И вы решили попробовать? 

Именно! Конкурс был серьезный, долгий и проходил в несколько этапов. На одном из них — исполнении сольной программы — я сыграл сочинения на литаврах и сольные пьесы на малом барабане и маримбе в четырехпалочной технике. После прохождения я был принят в оркестр на место солиста-литавриста и почти 40 лет совмещал исполнительскую и педагогическую деятельность.

Тогда в оркестр нечасто садились молодые, только что окончившие музыкальные вузы исполнители. Это были конкурсы для маститых музыкантов.

Кажется, уже нет смысла считать, сколько музыкантов окончили ваш класс. Вы следите за их успехами?

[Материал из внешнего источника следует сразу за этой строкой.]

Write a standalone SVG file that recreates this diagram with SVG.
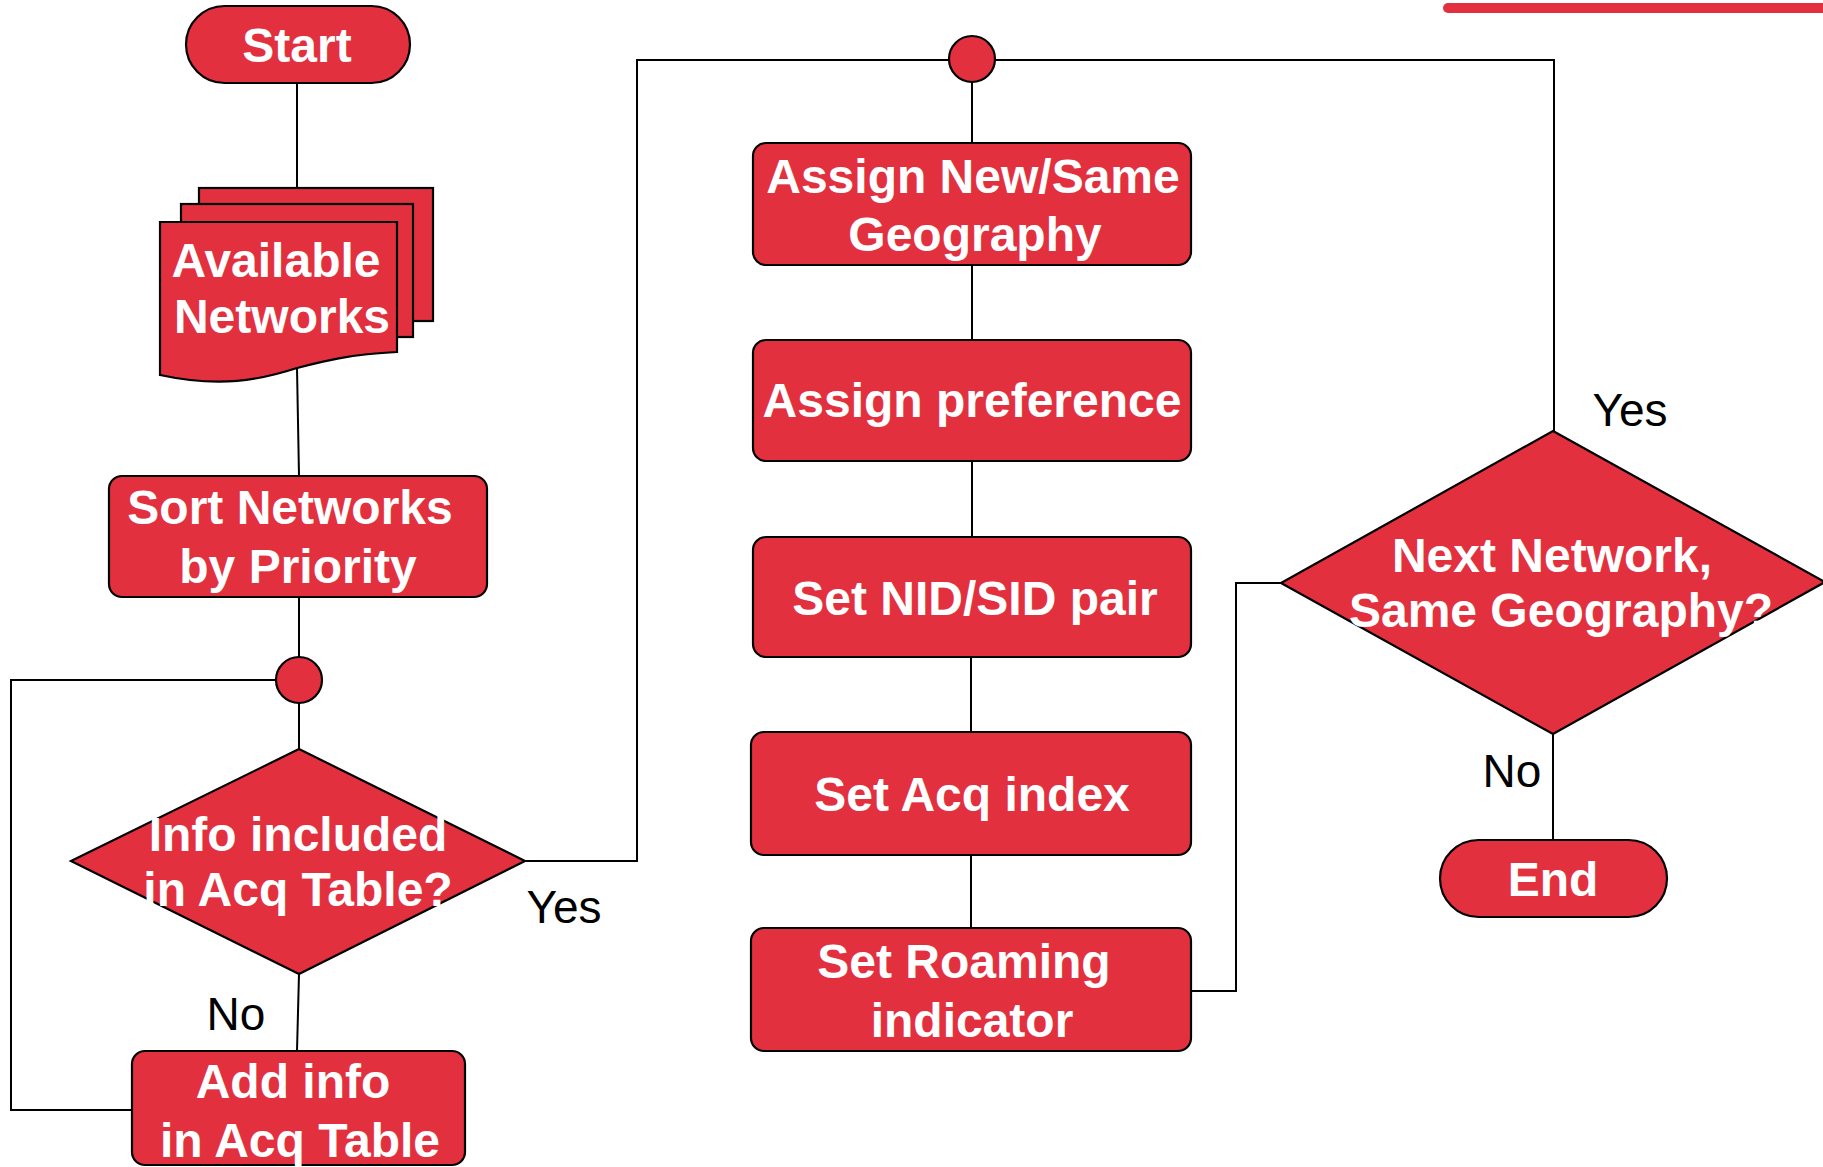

Да, судьба не обделила меня талантливыми учениками. Они солисты лучших российских коллективов, многие из них — маститые заслуженные артисты. Конечно же, я слежу за их успехами и очень радуюсь, когда у нас находится возможность встретиться. Меня приглашают на концерты, и я с большим удовольствием наблюдаю за их работой.

А изменились ли студенты, их мотивация?

Конечно, всё меняется. Изменилось отношение студентов, их востребованность в музыкальном мире. Сейчас столько оркестров и столько необходимости в чутких профессиональных ударниках, что ребята начинают работать практически с первого курса. Их работа — показатель большого профессионализма, но нельзя забывать и о процессе учебы. Надо не просто научиться играть гамму, надо работать над звуком, штрихами, фразой, понимать музыку. И мне хочется все это им дать, но для этого  нужно регулярное присутствие в классе.

Поменялось и отношение к нашей группе инструментов в целом. Раньше можно было вынести на сцену два бонго, и зрители уже начинали аплодировать от восторга. А сейчас от нас ждут виртуознейшую технику, высочайший уровень владения инструментом, исполнение сложнейших произведений.

День рождения — момент, когда мы загадываем желания. О чем мечтаете вы?

Чтобы время не бежало так быстро. Хочется, чтобы всё было чуть-чуть поспокойнее. Когда я вспоминаю что-то, кажется, это было вчера, хотя на самом деле прошли годы и даже десятилетия.